ישתבח המלך

What is your favorite thing about being a shepherd

Lev Simcha

1/25/20253 min read

There are a lot of things I enjoy about being a shepherd as well as many things that i dont enjoy. The job has a lot of benefits. I am very in touch with my thoughts, i am outside everyday all day. I am my own boss. I hang out with my dogs non stop. I get fresh organic goat milk in abundance. Almost everyone stops and does a double take when i tell them what i do for a living. They love it. It has opened up.many opportunities for me. Opportunities that most people dont seem to get. I regularly have people offering for me to move to their town and to grab a piece of land. I did that in the town i live in. Mostly everyone i come across is supportive of me and what i have done. Several people before me have been kicked off of the piece of land i currently live on. I have been here a year and a half. Didnt really ask anyone if i could set up shop there. Just did it with the help of a friend. I think the main reason for that success is my job, lifestyle. Most people deeply value the work i do both on a practical level and a spiritual one. Thats the best way to conquer this land they say. You must be really close with god they say. Youre a shepherd? Like king david? I dont know if im like him i say. Never met him. Youre living the dream. Yeah, i say. Thanks

As beneficial as it has been for me, it has been equally as difficult. Its a huge responsibility. The goats eat for 8 hours in a day and then i wake up the next morning and they are screaming at me like the world is ending. The world isn't ending i need to remind myself. But i gotta get them some food. They arent nice, they dont say thank you, and all they care about is food. All day every day. And they cant take care of themselves. And its muddy in the stable. Not regular mud. Poop mud. And i have to go in there all the time. And they get wounds that get infected that i have to take care of. And they get fleas which can take over the stable. Nightmare. And they dont stop pooping. And they dont stop walking and its hot out there and i have to conquer my seething anger sometimes or else i will hit a goat a little bit too hard with my stick and break her leg and she will eventually die. True story. They are constantly testing my anger. Forcing me to grow closer go god so that i can conquer that anger. Grow closer to god or fail as a shepherd. Give up. And get used to a life where i tell people i used to have a flock. How great it was. The glory days. And i haven't figured out the financial side either. All day shepherding every day. That doesnt pay. Not conventially at least. I could sell the milk, the meat. But i refuse to overwork myself. I want to hang out with my friends after a full day of work. I dont want to work more. I cant afford to burn myself out. The flock has to go out to pasture tomorrow. I need to preserve energy. Not wear myself out. But i know it is good for me. All of this.
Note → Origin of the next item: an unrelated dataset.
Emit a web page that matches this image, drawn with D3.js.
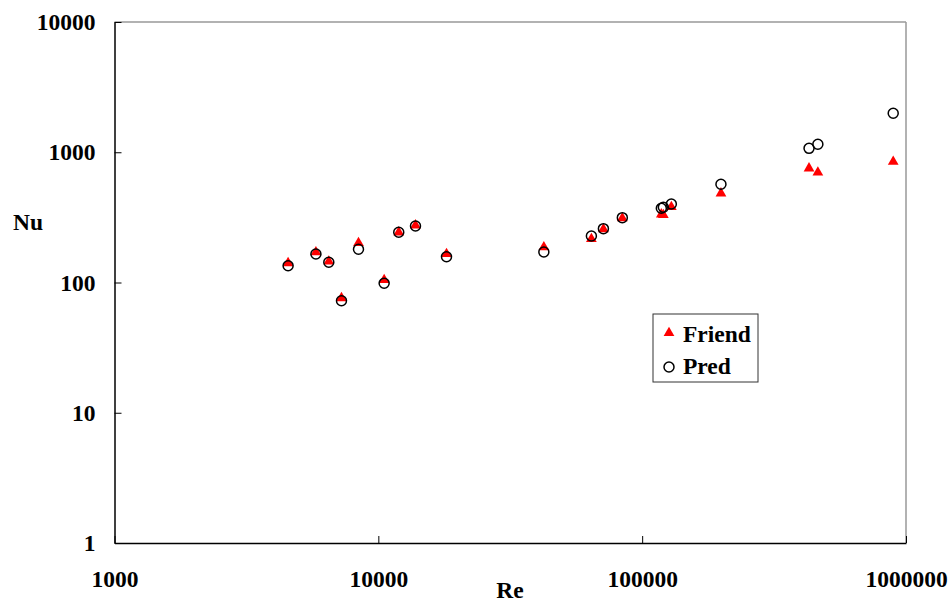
<!DOCTYPE html>
<html>
<head>
<meta charset="utf-8">
<script src="https://cdn.jsdelivr.net/npm/d3@7"></script>
<style>
  body { margin: 0; background: #fff; }
  svg text { font-family: "Liberation Serif", "Times New Roman", serif; font-weight: bold; }
</style>
</head>
<body>
<div class="chart"></div>
<script>
// Reynolds numbers, shared by both series
const re = [4550, 5800, 6490, 7250, 8410, 10520, 11950, 13830, 18130,
            42400, 64200, 71300, 84100, 118200, 120300, 129000, 198900,
            429000, 463400, 894400];
// measured (Friend) and predicted Nusselt numbers
const friend = [141, 171, 145, 76, 201, 104.5, 243, 275, 165.5,
                187, 216, 257, 312, 334, 330, 380, 484,
                753, 701, 846];
const pred = [134.6, 165.5, 143, 72.5, 180, 98.6, 243, 271.5, 157.8,
              171.5, 227.5, 259, 314.5, 371.5, 378, 400.6, 567.5,
              1072, 1151, 1991];
const xTicks = [1000, 10000, 100000, 1000000];
const yTicks = [1, 10, 100, 1000, 10000];

const width = 951, height = 604;
const margin = { left: 114.5, right: 45, top: 22, bottom: 61 };
const fontSize = "23.5px";

const svg = d3.select(".chart").append("svg")
    .attr("width", width)
    .attr("height", height);

const x = d3.scaleLog()
    .domain([1000, 1000000])
    .range([margin.left, width - margin.right]);

const y = d3.scaleLog()
    .domain([1, 10000])
    .range([height - margin.bottom, margin.top]);

// plot frame: grey top/right, black left/bottom
svg.append("line")
    .attr("x1", x(1000)).attr("x2", x(1000000))
    .attr("y1", y(10000)).attr("y2", y(10000))
    .attr("stroke", "#999").attr("stroke-width", 1.5);
svg.append("line")
    .attr("x1", x(1000000)).attr("x2", x(1000000))
    .attr("y1", y(10000)).attr("y2", y(1))
    .attr("stroke", "#999").attr("stroke-width", 1.5);

const xAxis = svg.append("g")
    .attr("transform", "translate(0," + y(1) + ")")
    .call(d3.axisBottom(x).tickValues(xTicks).tickSizeInner(-7).tickSizeOuter(0).tickFormat(d3.format("d")));
const yAxis = svg.append("g")
    .attr("transform", "translate(" + x(1000) + ",0)")
    .call(d3.axisLeft(y).tickValues(yTicks).tickSizeInner(-7).tickSizeOuter(0).tickFormat(d3.format("d")));

[xAxis, yAxis].forEach(function (g) {
    g.select(".domain").attr("stroke", "#000").attr("stroke-width", 1.5);
    g.selectAll(".tick line").attr("stroke", "#000").attr("stroke-width", 1);
    g.selectAll(".tick text")
        .attr("fill", "#000")
        .style("font-size", fontSize)
        .style("font-family", "'Liberation Serif', 'Times New Roman', serif")
        .style("font-weight", "bold");
});
xAxis.selectAll(".tick text").attr("y", 27).attr("dy", "0.71em");
yAxis.selectAll(".tick text").attr("x", -19);

svg.append("text")
    .attr("x", 28).attr("y", 230)
    .attr("text-anchor", "middle")
    .style("font-size", fontSize)
    .text("Nu");
svg.append("text")
    .attr("x", 510).attr("y", 598)
    .attr("text-anchor", "middle")
    .style("font-size", fontSize)
    .text("Re");

const tri = d3.symbol().type(d3.symbolTriangle).size(50);

svg.append("g").selectAll("path")
    .data(re)
    .enter().append("path")
    .attr("d", tri)
    .attr("transform", function (d, i) { return "translate(" + x(d) + "," + y(friend[i]) + ")"; })
    .attr("fill", "#ff0000");

svg.append("g").selectAll("circle")
    .data(re)
    .enter().append("circle")
    .attr("cx", function (d) { return x(d); })
    .attr("cy", function (d, i) { return y(pred[i]); })
    .attr("r", 5)
    .attr("fill", "none")
    .attr("stroke", "#000")
    .attr("stroke-width", 1.5);

// legend
const legend = svg.append("g").attr("transform", "translate(653,314)");
legend.append("rect")
    .attr("width", 105).attr("height", 68)
    .attr("fill", "#fff")
    .attr("stroke", "#333").attr("stroke-width", 1);
legend.append("path")
    .attr("d", tri)
    .attr("transform", "translate(16,19)")
    .attr("fill", "#ff0000");
legend.append("circle")
    .attr("cx", 16).attr("cy", 53).attr("r", 5)
    .attr("fill", "none").attr("stroke", "#000").attr("stroke-width", 1.5);
legend.append("text")
    .attr("x", 30).attr("y", 28)
    .style("font-size", fontSize)
    .text("Friend");
legend.append("text")
    .attr("x", 30).attr("y", 60)
    .style("font-size", fontSize)
    .text("Pred");
</script>
</body>
</html>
That is the best part. That i know it is good for me and will be worth it. It already has been worth it. But i havent made it yet to the finish line. All these difficulties make every thing else so much easier. Because my job is so difficult, not much else really is. I have the tools i need to deal with life's challenges. And i have learned them in the field. The shepherding is the workout. Adding plates to a bench press and maxing out. Holding it as long as you can and then some. Once you take off the weights everything else is light. You cant touch me. Bring it on. Thank you goats.